_Your instructions_.
Your copy of the material must match it exactly, except that pictures are dropped.

_Data block_.
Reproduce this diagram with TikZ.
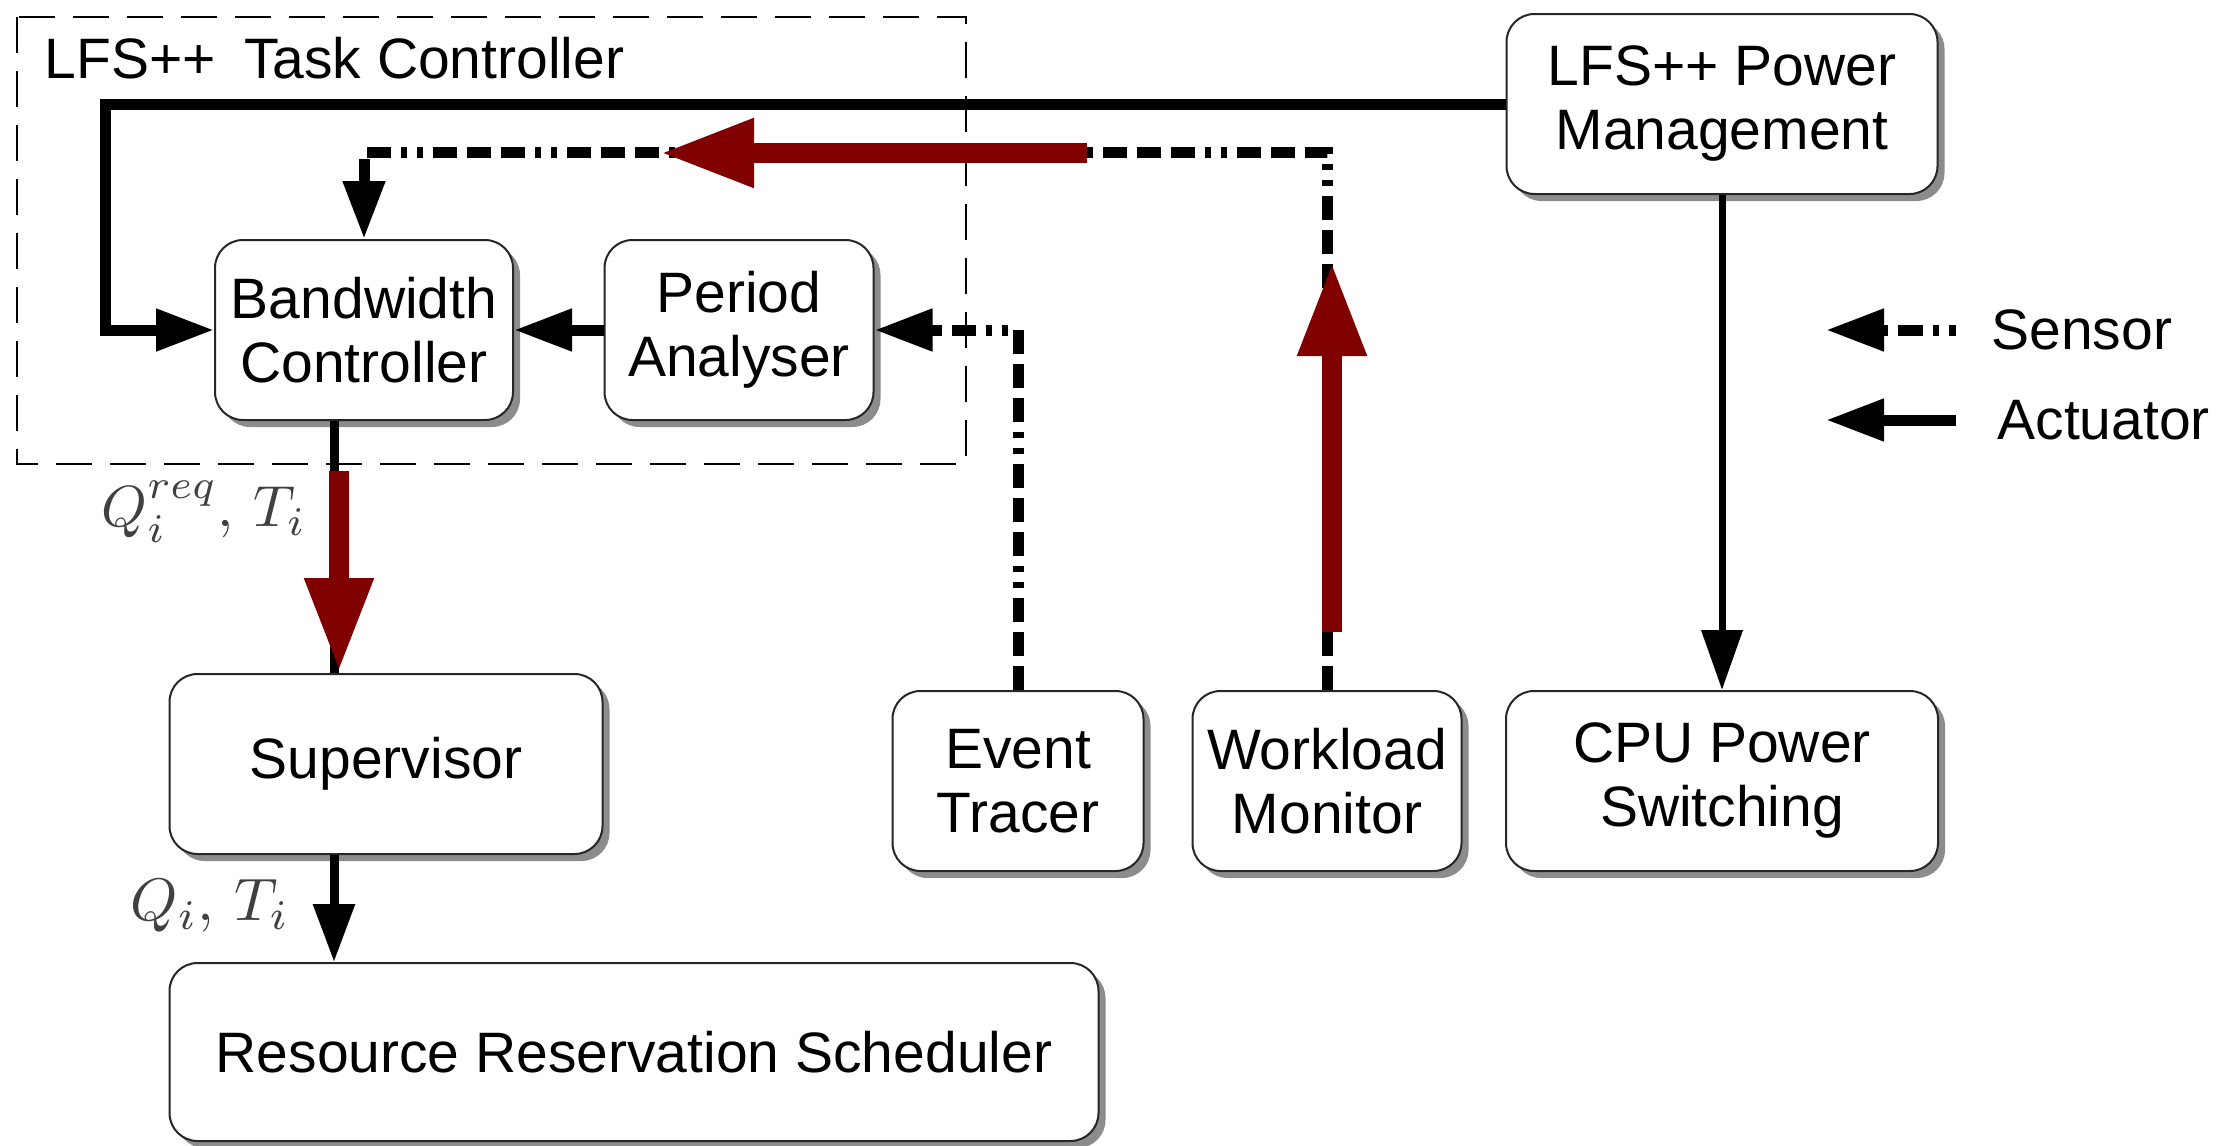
\documentclass[tikz,border=0pt]{standalone}
\usepackage[no-math]{fontspec}
\setmainfont{Liberation Sans}
\usetikzlibrary{arrows.meta,shadows,calc}
\definecolor{darkred}{RGB}{128,0,0}
\begin{document}
\begin{tikzpicture}[x=1pt,y=-1pt,
  box/.style={draw=black!85, line width=2pt, rounded corners=28pt, fill=white,
    align=center, inner sep=0pt, font=\fontsize{57}{64}\selectfont,
    drop shadow={shadow xshift=7pt, shadow yshift=-7pt, fill=black!45, opacity=1}},
  act/.style={line width=11pt, -{Triangle[length=58pt,width=40pt]}},
  sens/.style={line width=11pt,
    dash pattern=on 24pt off 10pt on 24pt off 10pt on 24pt off 10pt on 6pt off 10pt on 6pt off 10pt,
    -{Triangle[length=58pt,width=40pt]}},
  redarr/.style={draw=darkred, line width=20pt, -{Triangle[length=94pt,width=64pt]}},
  lbl/.style={font=\fontsize{57}{64}\selectfont},
  mathlbl/.style={text=black!75, inner sep=0pt}
]
\useasboundingbox (0,0) rectangle (2220,1146);

% task controller container
\draw[line width=2pt, dash pattern=on 36pt off 18pt] (17,17) rectangle (966,464);
\node[lbl, anchor=base west] (title) at (41,78) {LFS++\hspace{0.5em}Task Controller};

% nodes
\node[box, minimum width=298pt, minimum height=180pt] (BC) at (364,330) {Bandwidth\\Controller};
\node[box, minimum width=269pt, minimum height=180pt] (PA) at (739,330) {Period\\Analyser};
\node[box, minimum width=431pt, minimum height=180pt] (PM) at (1722,104) {LFS++ Power\\Management};
\node[box, minimum width=433pt, minimum height=180pt] (SUP) at (386,764) {Supervisor};
\node[box, minimum width=929pt, minimum height=178pt] (RRS) at (634,1052) {Resource Reservation Scheduler};
\node[box, minimum width=251pt, minimum height=180pt] (ET) at (1018,781) {Event\\Tracer};
\node[box, minimum width=269pt, minimum height=180pt] (WM) at (1327,781) {Workload\\Monitor};
\node[box, minimum width=432pt, minimum height=180pt] (CPS) at (1722,781) {CPU Power\\Switching};

% helper coordinates
\coordinate (c1) at (105,104);
\coordinate (c2) at (1327,152);
\coordinate (bx) at ([xshift=-30pt]BC.south);

% actuator connectors
\draw[act] (PM.west) -- (c1) |- (BC.west);
\draw[act] (PA.west) -- (BC.east);
\draw[line width=9pt] (bx) -- (bx |- SUP.north);
\draw[line width=9pt, -{Triangle[length=58pt,width=40pt]}] (SUP.south -| bx) -- (RRS.north -| bx);
\draw[line width=7pt, -{Triangle[length=60pt,width=40pt]}] (PM.south) -- (CPS.north);

% sensor connectors
\draw[sens] (ET.north) |- (PA.east);
\draw[sens] (WM.north) -- (c2) -| (BC.north);

% red arrows
\coordinate (r1a) at (1087,153); \coordinate (r1b) at (660,153);
\coordinate (r2a) at (1332,632); \coordinate (r2b) at (1332,262);
\coordinate (r3a) at (339,471);  \coordinate (r3b) at (339,672);
\draw[redarr] (r1a) -- (r1b);
\draw[redarr] (r2a) -- (r2b);
\draw[redarr] (r3a) -- (r3b);

% labels
\node[mathlbl] (lq1) at (204,512) {\scalebox{5.8}{$Q_i^{req},\,T_i$}};
\node[mathlbl] (lq2) at (210,906) {\scalebox{6.0}{$Q_i,\,T_i$}};

% legend
\coordinate (s1) at (1956,330); \coordinate (s2) at (1826,330);
\coordinate (a1) at (1956,420); \coordinate (a2) at (1826,420);
\draw[line width=11pt, dash pattern=on 7pt off 10pt on 6pt off 10pt on 25pt off 10pt on 60pt,
  -{Triangle[length=58pt,width=40pt]}] (s1) -- (s2);
\draw[act] (a1) -- (a2);
\node[lbl, anchor=west] (sensor) at (1988,330) {Sensor};
\node[lbl, anchor=west] (actuator) at (1994,420) {Actuator};
\end{tikzpicture}
\end{document}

_Response to this task_.
Reproduce this diagram with TikZ.
\documentclass[tikz,border=0pt]{standalone}
\usepackage[no-math]{fontspec}
\setmainfont{Liberation Sans}
\usetikzlibrary{arrows.meta,shadows,calc}
\definecolor{darkred}{RGB}{128,0,0}
\begin{document}
\begin{tikzpicture}[x=1pt,y=-1pt,
  box/.style={draw=black!85, line width=2pt, rounded corners=28pt, fill=white,
    align=center, inner sep=0pt, font=\fontsize{57}{64}\selectfont,
    drop shadow={shadow xshift=7pt, shadow yshift=-7pt, fill=black!45, opacity=1}},
  act/.style={line width=11pt, -{Triangle[length=58pt,width=40pt]}},
  sens/.style={line width=11pt,
    dash pattern=on 24pt off 10pt on 24pt off 10pt on 24pt off 10pt on 6pt off 10pt on 6pt off 10pt,
    -{Triangle[length=58pt,width=40pt]}},
  redarr/.style={draw=darkred, line width=20pt, -{Triangle[length=94pt,width=64pt]}},
  lbl/.style={font=\fontsize{57}{64}\selectfont},
  mathlbl/.style={text=black!75, inner sep=0pt}
]
\useasboundingbox (0,0) rectangle (2220,1146);

% task controller container
\draw[line width=2pt, dash pattern=on 36pt off 18pt] (17,17) rectangle (966,464);
\node[lbl, anchor=base west] (title) at (41,78) {LFS++\hspace{0.5em}Task Controller};

% nodes
\node[box, minimum width=298pt, minimum height=180pt] (BC) at (364,330) {Bandwidth\\Controller};
\node[box, minimum width=269pt, minimum height=180pt] (PA) at (739,330) {Period\\Analyser};
\node[box, minimum width=431pt, minimum height=180pt] (PM) at (1722,104) {LFS++ Power\\Management};
\node[box, minimum width=433pt, minimum height=180pt] (SUP) at (386,764) {Supervisor};
\node[box, minimum width=929pt, minimum height=178pt] (RRS) at (634,1052) {Resource Reservation Scheduler};
\node[box, minimum width=251pt, minimum height=180pt] (ET) at (1018,781) {Event\\Tracer};
\node[box, minimum width=269pt, minimum height=180pt] (WM) at (1327,781) {Workload\\Monitor};
\node[box, minimum width=432pt, minimum height=180pt] (CPS) at (1722,781) {CPU Power\\Switching};

% helper coordinates
\coordinate (c1) at (105,104);
\coordinate (c2) at (1327,152);
\coordinate (bx) at ([xshift=-30pt]BC.south);

% actuator connectors
\draw[act] (PM.west) -- (c1) |- (BC.west);
\draw[act] (PA.west) -- (BC.east);
\draw[line width=9pt] (bx) -- (bx |- SUP.north);
\draw[line width=9pt, -{Triangle[length=58pt,width=40pt]}] (SUP.south -| bx) -- (RRS.north -| bx);
\draw[line width=7pt, -{Triangle[length=60pt,width=40pt]}] (PM.south) -- (CPS.north);

% sensor connectors
\draw[sens] (ET.north) |- (PA.east);
\draw[sens] (WM.north) -- (c2) -| (BC.north);

% red arrows
\coordinate (r1a) at (1087,153); \coordinate (r1b) at (660,153);
\coordinate (r2a) at (1332,632); \coordinate (r2b) at (1332,262);
\coordinate (r3a) at (339,471);  \coordinate (r3b) at (339,672);
\draw[redarr] (r1a) -- (r1b);
\draw[redarr] (r2a) -- (r2b);
\draw[redarr] (r3a) -- (r3b);

% labels
\node[mathlbl] (lq1) at (204,512) {\scalebox{5.8}{$Q_i^{req},\,T_i$}};
\node[mathlbl] (lq2) at (210,906) {\scalebox{6.0}{$Q_i,\,T_i$}};

% legend
\coordinate (s1) at (1956,330); \coordinate (s2) at (1826,330);
\coordinate (a1) at (1956,420); \coordinate (a2) at (1826,420);
\draw[line width=11pt, dash pattern=on 7pt off 10pt on 6pt off 10pt on 25pt off 10pt on 60pt,
  -{Triangle[length=58pt,width=40pt]}] (s1) -- (s2);
\draw[act] (a1) -- (a2);
\node[lbl, anchor=west] (sensor) at (1988,330) {Sensor};
\node[lbl, anchor=west] (actuator) at (1994,420) {Actuator};
\end{tikzpicture}
\end{document}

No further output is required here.